Small Business Administration Loans

A Small Business Administration (SBA) loan is a long-term financing option provided by a federal agency called the Small Business Administration. The SBA does not directly fund loans. Instead, they work with banks and private lenders to deliver a guaranteed portion of the loan.

Who is it best for? Someone looking for a long-term loan. Most SBA loans have longer repayment periods, with the added benefit of lower interest rates (5% – 14%).

What to consider: SBA loans don’t have early repayment penalties or fees. If you’re able to pay it off sooner, you may be able to save more money in the long run.

-Small Business Line of Credit

-Merchant Cash Advance

Small business grants are lump sums given to a person, business or corporation, usually from federal, state county or local governments but sometimes sourced from private businesses and corporations. Grants do not require repayment, so as you can imagine, they’re challenging to come by. Use resources like the Small Business Administration to identify available grants and see what you qualify for.

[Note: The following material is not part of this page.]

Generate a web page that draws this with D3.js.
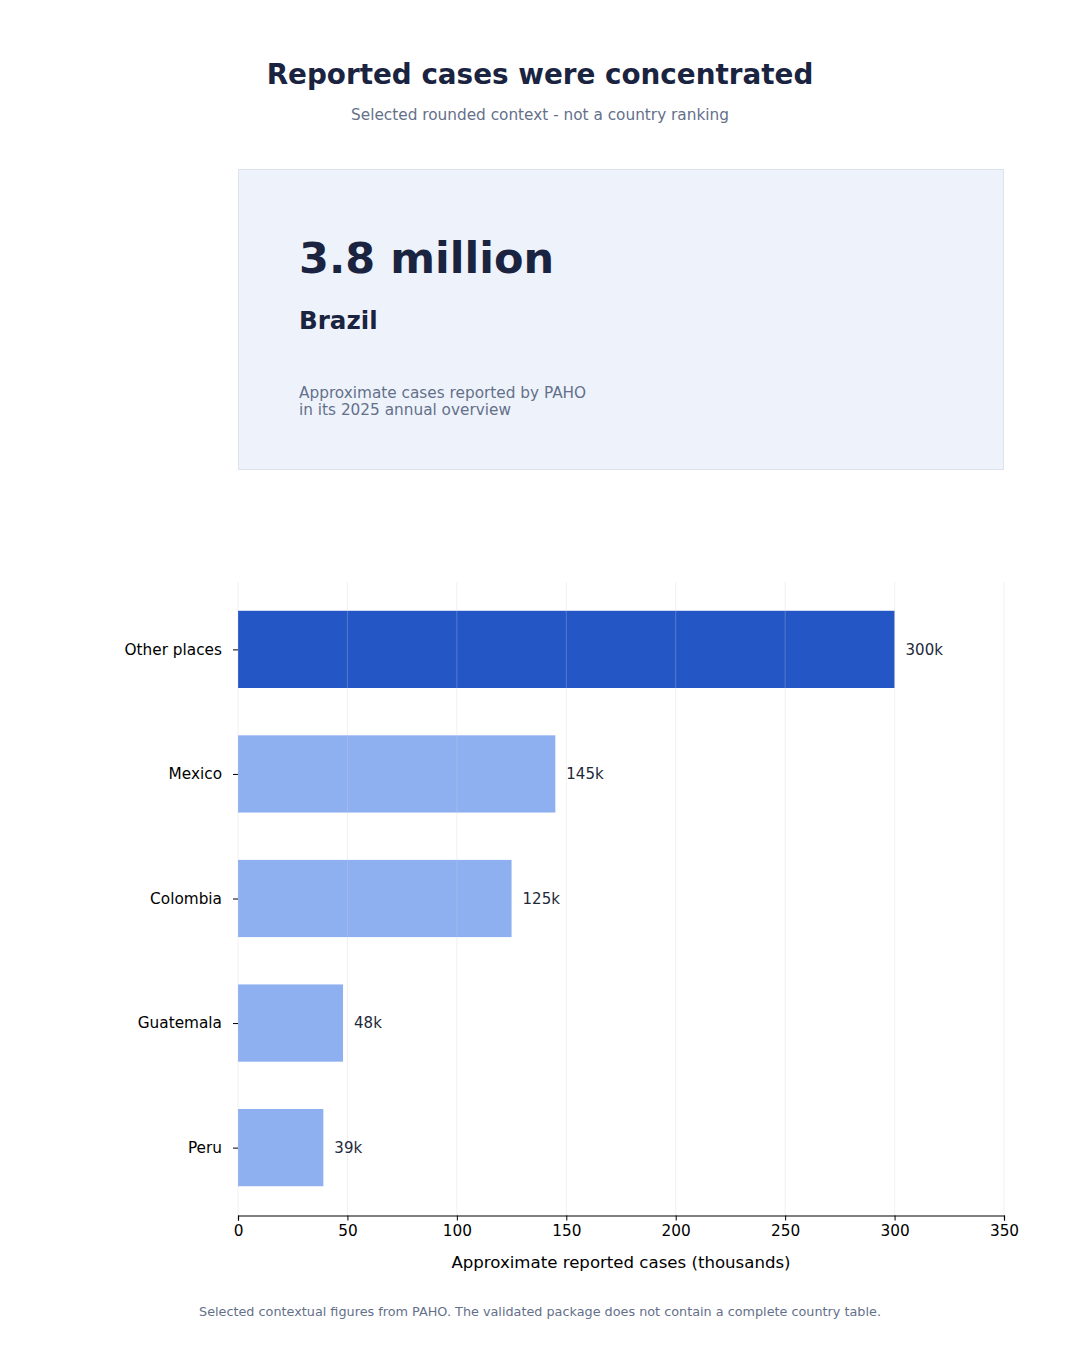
<!DOCTYPE html>
<html><head><meta charset="utf-8">
<script src="https://cdn.jsdelivr.net/npm/d3@7"></script>
<style>body{margin:0;background:#fff}svg{display:block;font-family:"DejaVu Sans",sans-serif}</style>
</head><body>
<svg id="c" width="1080" height="1350"></svg>
<script>
const categories = ["Other places","Mexico","Colombia","Guatemala","Peru"];
const values = [300,145,125,48,39];
const valueLabels = ["300k","145k","125k","48k","39k"];
const xTicks = [0,50,100,150,200,250,300,350];
const title = "Reported cases were concentrated";
const subtitle = "Selected rounded context - not a country ranking";
const cardValue = "3.8 million";
const cardCountry = "Brazil";
const cardNote = ["Approximate cases reported by PAHO","in its 2025 annual overview"];
const xLabel = "Approximate reported cases (thousands)";
const footer = "Selected contextual figures from PAHO. The validated package does not contain a complete country table.";

const svg = d3.select("#c");
const navy = "#1a2440", gray = "#64708a";

svg.append("text").attr("x",540).attr("y",84).attr("text-anchor","middle")
  .attr("font-size",27.8).attr("font-weight","bold").attr("fill",navy).text(title);
svg.append("text").attr("x",540).attr("y",120).attr("text-anchor","middle")
  .attr("font-size",15.3).attr("fill",gray).text(subtitle);

// card
svg.append("rect").attr("x",238.5).attr("y",169.5).attr("width",765).attr("height",300)
  .attr("fill","#eef3fb").attr("stroke","#dce3ee").attr("stroke-width",1);
svg.append("text").attr("x",299).attr("y",273).attr("font-size",43).attr("font-weight","bold")
  .attr("fill",navy).text(cardValue);
svg.append("text").attr("x",299).attr("y",329).attr("font-size",24.6).attr("font-weight","bold")
  .attr("fill",navy).text(cardCountry);
cardNote.forEach((t,i)=>svg.append("text").attr("x",299).attr("y",398+i*17)
  .attr("font-size",15.3).attr("fill",gray).text(t));

// chart
const x = d3.scaleLinear().domain([0,350]).range([238,1004]);
const y = d3.scaleLinear().domain([-0.541,4.541]).range([582,1215]);
const bh = 0.62;
const g = svg.append("g");

g.selectAll("rect.bar").data(values).join("rect").attr("class","bar")
  .attr("x",x(0)).attr("y",(d,i)=>y(i-bh/2)).attr("width",d=>x(d)-x(0))
  .attr("height",(d,i)=>y(i+bh/2)-y(i-bh/2))
  .attr("fill",(d,i)=>i===0?"#2457c5":"#8fb0f0");

// grid over bars
g.selectAll("line.grid").data(xTicks).join("line").attr("class","grid")
  .attr("x1",d=>x(d)).attr("x2",d=>x(d)).attr("y1",582).attr("y2",1215)
  .attr("stroke","#cccccc").attr("stroke-opacity",0.3).attr("stroke-width",1);

g.selectAll("text.val").data(values).join("text").attr("class","val")
  .attr("x",d=>x(d)+11).attr("y",(d,i)=>y(i)).attr("dy","0.35em")
  .attr("font-size",15).attr("fill","#1e293b").text((d,i)=>valueLabels[i]);

// x axis
const xa = svg.append("g").attr("transform","translate(0,1215.5)")
  .call(d3.axisBottom(x).tickValues(xTicks).tickSize(5).tickPadding(5));
xa.select(".domain").attr("stroke","#000").attr("stroke-width",1.2);
xa.selectAll("text").attr("font-size",15.3).attr("fill","#000").attr("font-family","DejaVu Sans");
xa.selectAll("line").attr("stroke","#000");

// y axis
const ya = svg.append("g").attr("transform","translate(238,0)")
  .call(d3.axisLeft(y).tickValues(d3.range(categories.length)).tickFormat(i=>categories[i]).tickSize(5).tickPadding(11));
ya.select(".domain").remove();
ya.selectAll("text").attr("font-size",15.3).attr("fill","#000").attr("font-family","DejaVu Sans");
ya.selectAll("line").attr("stroke","#000");

svg.append("text").attr("x",621).attr("y",1268).attr("text-anchor","middle")
  .attr("font-size",16.6).attr("fill","#000").text(xLabel);
svg.append("text").attr("x",540).attr("y",1316).attr("text-anchor","middle")
  .attr("font-size",12.8).attr("fill",gray).text(footer);
</script>
</body></html>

Who is it best for? Entrepreneurs looking to supplement their business funding. Small business grants are usually much smaller than what you can receive with other sources of capital, so it’s advisable you also pursue this along with other business funds.

What to consider: Most grants have prerequisites (e.g. a veteran-owned business with fewer than 20 employees with a history of supporting philanthropic efforts) or rules to comply with to receive the funds.

Venture Capital

This form of private equity is sourced by investors looking to get in at the ground floor of an up-and-coming startup. Investors are typically experienced with these types of business opportunities and are supported by a firm or an investment bank. As with traditional types of equity, most investors expect a stake in the company.

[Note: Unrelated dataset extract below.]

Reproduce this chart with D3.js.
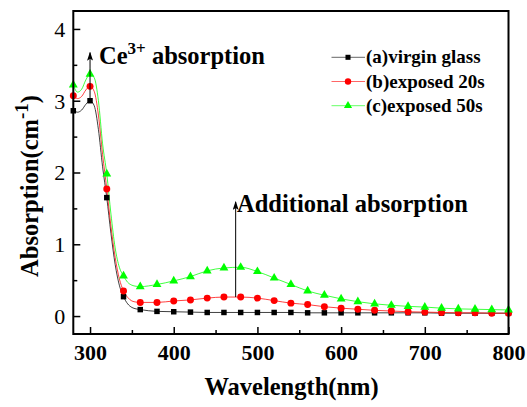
<!DOCTYPE html>
<html>
<head>
<meta charset="utf-8">
<script src="https://cdn.jsdelivr.net/npm/d3@7"></script>
<style>
  html, body { margin: 0; padding: 0; background: #fff; }
  svg { display: block; }
  text { font-family: "Liberation Serif", "Times New Roman", serif; fill: #000; }
</style>
</head>
<body>
<svg id="chart" width="527" height="407"></svg>
<script>
// ---- data ----
const wavelengths = [280,300,320,340,360,380,400,420,440,460,480,500,520,540,560,580,600,620,640,660,680,700,720,740,760,780,800];
const virgin    = [2.86,3.00,1.65,0.27,0.09,0.065,0.06,0.055,0.05,0.05,0.05,0.05,0.05,0.05,0.045,0.045,0.045,0.045,0.045,0.045,0.045,0.045,0.04,0.04,0.04,0.04,0.04];
const exposed20 = [3.07,3.20,1.77,0.35,0.19,0.19,0.21,0.225,0.25,0.265,0.265,0.25,0.215,0.18,0.16,0.13,0.11,0.095,0.08,0.07,0.06,0.055,0.05,0.045,0.045,0.04,0.04];
const exposed50 = [3.22,3.37,1.98,0.56,0.41,0.44,0.49,0.55,0.63,0.67,0.68,0.62,0.53,0.44,0.35,0.29,0.24,0.20,0.17,0.15,0.135,0.125,0.11,0.10,0.095,0.09,0.085];

// denser readings of the absorption edge (line only, no markers)
const edgeWavelengths = [280,285,290,295,300,305,310,315,320,325,330,335,340,345,350,355];
const virginEdge    = [2.86,2.84,2.87,2.95,3.00,2.93,2.60,2.08,1.65,1.15,0.72,0.43,0.27,0.17,0.12,0.10];
const exposed20Edge = [3.07,3.03,3.06,3.15,3.20,3.13,2.80,2.25,1.77,1.25,0.82,0.52,0.35,0.26,0.21,0.195];
const exposed50Edge = [3.22,3.12,3.16,3.29,3.37,3.32,3.00,2.40,1.98,1.42,0.95,0.68,0.56,0.47,0.43,0.415];

const seriesNames = ["(a)virgin glass", "(b)exposed 20s", "(c)exposed 50s"];
const xTicks = [300,400,500,600,700,800];
const xMinorTicks = [350,450,550,650,750];
const yTicks = [0,1,2,3,4];
const yMinorTicks = [0.5,1.5,2.5,3.5];

// ---- layout ----
const svg = d3.select("#chart");
const mLeft = 73.3, mRight = 508.5, mTop = 11, mBottom = 334;
const x = d3.scaleLinear().domain([280, 800]).range([mLeft, mRight]);
const y = d3.scaleLinear().domain([-0.25, 4.25]).range([mBottom, mTop]);
const FONT = '"Liberation Serif", "Times New Roman", serif';

const series = [
  { name: seriesNames[0], vals: virgin, edge: virginEdge, marker: d3.symbolSquare, size: 30, fill: "#000", line: "#000" },
  { name: seriesNames[1], vals: exposed20, edge: exposed20Edge, marker: d3.symbolCircle, size: 38, fill: "#ff0000", line: "#ff0000" },
  { name: seriesNames[2], vals: exposed50, edge: exposed50Edge, marker: d3.symbolTriangle, size: 34, fill: "#00ff00", line: "#00ff00" }
];

const lineGen = d3.line().x(d => x(d[0])).y(d => y(d[1])).curve(d3.curveMonotoneX);

const plot = svg.append("g");
series.forEach(s => {
  const pts = edgeWavelengths.map((w, i) => [w, s.edge[i]])
    .concat(wavelengths.map((w, i) => [w, s.vals[i]]).filter(d => d[0] > 355));
  plot.append("path").attr("d", lineGen(pts))
    .attr("fill", "none").attr("stroke", s.line).attr("stroke-width", 1).attr("stroke-opacity", 0.75);
});
series.forEach(s => {
  plot.selectAll(null).data(wavelengths.map((w, i) => [w, s.vals[i]])).enter()
    .append("path")
    .attr("d", d3.symbol().type(s.marker).size(s.size))
    .attr("transform", d => `translate(${x(d[0])},${y(d[1])})`)
    .attr("fill", s.fill);
});

// ---- axes ----
const xAxis = d3.axisBottom(x).tickValues(xTicks).tickSize(-7).tickPadding(12).tickFormat(d3.format("d"));
const gx = svg.append("g").attr("transform", `translate(0,${mBottom})`).call(xAxis);
gx.select(".domain").remove();
gx.selectAll(".tick line").attr("stroke", "#000").attr("stroke-width", 1.5);
gx.selectAll(".tick text").attr("font-family", FONT).attr("font-size", 22).attr("font-weight", "bold").attr("dy", 0).attr("y", 25.5);
const gxm = svg.append("g").attr("transform", `translate(0,${mBottom})`)
  .call(d3.axisBottom(x).tickValues(xMinorTicks).tickSize(-4).tickFormat(""));
gxm.select(".domain").remove();
gxm.selectAll(".tick line").attr("stroke", "#000").attr("stroke-width", 1.5);

const yAxis = d3.axisLeft(y).tickValues(yTicks).tickSize(-7).tickPadding(8).tickFormat(d3.format("d"));
const gy = svg.append("g").attr("transform", `translate(${mLeft},0)`).call(yAxis);
gy.select(".domain").remove();
gy.selectAll(".tick line").attr("stroke", "#000").attr("stroke-width", 1.5);
gy.selectAll(".tick text").attr("font-family", FONT).attr("font-size", 22).attr("x", -8).attr("dy", "0.34em");
const gym = svg.append("g").attr("transform", `translate(${mLeft},0)`)
  .call(d3.axisLeft(y).tickValues(yMinorTicks).tickSize(-4).tickFormat(""));
gym.select(".domain").remove();
gym.selectAll(".tick line").attr("stroke", "#000").attr("stroke-width", 1.5);

// frame
svg.append("rect").attr("x", mLeft).attr("y", mTop).attr("width", mRight - mLeft).attr("height", mBottom - mTop)
  .attr("fill", "none").attr("stroke", "#000").attr("stroke-width", 2);

// axis titles
svg.append("text").attr("x", 291.5).attr("y", 395)
  .attr("text-anchor", "middle").attr("font-size", 24.5).attr("font-weight", "bold")
  .text("Wavelength(nm)");
const yt = svg.append("text").attr("transform", "translate(37.5,186) rotate(-90)")
  .attr("text-anchor", "middle").attr("font-size", 24.5).attr("font-weight", "bold");
yt.append("tspan").text("Absorption(cm");
yt.append("tspan").attr("dy", -10).attr("font-size", 19).text("-1");
yt.append("tspan").attr("dy", 10).text(")");

// ---- annotations ----
svg.append("defs").append("marker").attr("id", "arrow")
  .attr("viewBox", "0 0 6 12").attr("refX", 3).attr("refY", 1)
  .attr("markerWidth", 6).attr("markerHeight", 12).attr("markerUnits", "userSpaceOnUse")
  .attr("orient", "0")
  .append("path").attr("d", "M3,0 L6,9 L3,7 L0,9 Z").attr("fill", "#000");

function arrow(w, v0, v1) {
  svg.append("line").attr("x1", x(w)).attr("x2", x(w)).attr("y1", y(v0)).attr("y2", y(v1))
    .attr("stroke", "#000").attr("stroke-width", 1).attr("marker-end", "url(#arrow)");
}
arrow(300, 3.0, 3.67);
arrow(474, 0.265, 1.59);

const ce = svg.append("text").attr("x", 99).attr("y", 63.5).attr("font-size", 24.5).attr("font-weight", "bold");
ce.append("tspan").text("Ce");
ce.append("tspan").attr("dy", -10).attr("font-size", 17).text("3+");
ce.append("tspan").attr("dy", 10).text(" absorption");

svg.append("text").attr("x", 237).attr("y", 211.5).attr("font-size", 24.5).attr("font-weight", "bold")
  .text("Additional absorption");

// ---- legend ----
const leg = svg.append("g");
series.forEach((s, i) => {
  const cy = 57.3 + i * 24.2;
  leg.append("line").attr("x1", 331.5).attr("x2", 365).attr("y1", cy).attr("y2", cy)
    .attr("stroke", s.line).attr("stroke-width", 1).attr("stroke-opacity", 0.6);
  leg.append("path").attr("d", d3.symbol().type(s.marker).size(s.size * 0.85))
    .attr("transform", `translate(348,${cy})`).attr("fill", s.fill);
  leg.append("text").attr("x", 366).attr("y", cy + 6).attr("font-size", 19).attr("font-weight", "bold")
    .text(s.name);
});
</script>
</body>
</html>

Who is it best for? Confident business owners who know how to sell their idea and have the business plan, experience, and data to back it up.

What to consider: Venture capital support isn’t always cash. Sometimes it comes in the form of additional resources, technical expertise, or managerial guidance.

How to get venture capital funding

There’s no guaranteed way to get venture capital, but the process generally follows a standard order of basic steps.

Find an investor 

Look for individual investors — sometimes called “angel investors” — or venture capital firms. Be sure to do enough background research to know if the investor is reputable and has experience working with startup companies.

Share your business plan 

The investor will review your business plan to make sure it meets their investing criteria. Most investment funds concentrate on an industry, geographic area, or stage of business development.

Go through due diligence review 

The investors will look at your company’s management team, market, products and services, corporate governance documents, and financial statements.

Work out the terms 

If they want to invest, the next step is to agree on a term sheet that describes the terms and conditions for the fund to invest.


Once you agree on a term sheet, you can get the investment! Once a venture fund has invested, it becomes actively involved in the company. Venture funds normally come in “rounds.” As the company meets milestones, further rounds of financing are made available, with adjustments in price as the company executes its plan.

Angel Investment

Similar to venture capital, an angel investor is a private equity source. The financially capable individual provides business funds to startups or innovators for equity. 

The biggest difference between venture capital and angel investments is the latter often has a personal connection or has networked with the business owner. Additionally, it’s more common for angel investors to provide seed money or make a onetime investment to help the business get started whereas venture capitalists tend to stay involved.

Who is it best for? Small business owners that are connected to private investors.

What to consider: If you’re just starting out, it can feel drastic to give away a portion of your company. Make sure you fully understand the angel’s offer and weigh the risk and reward. 

In the long run, with every decision a business owner makes, financial intelligence is key. Financial intelligence also deals with emotional intelligence.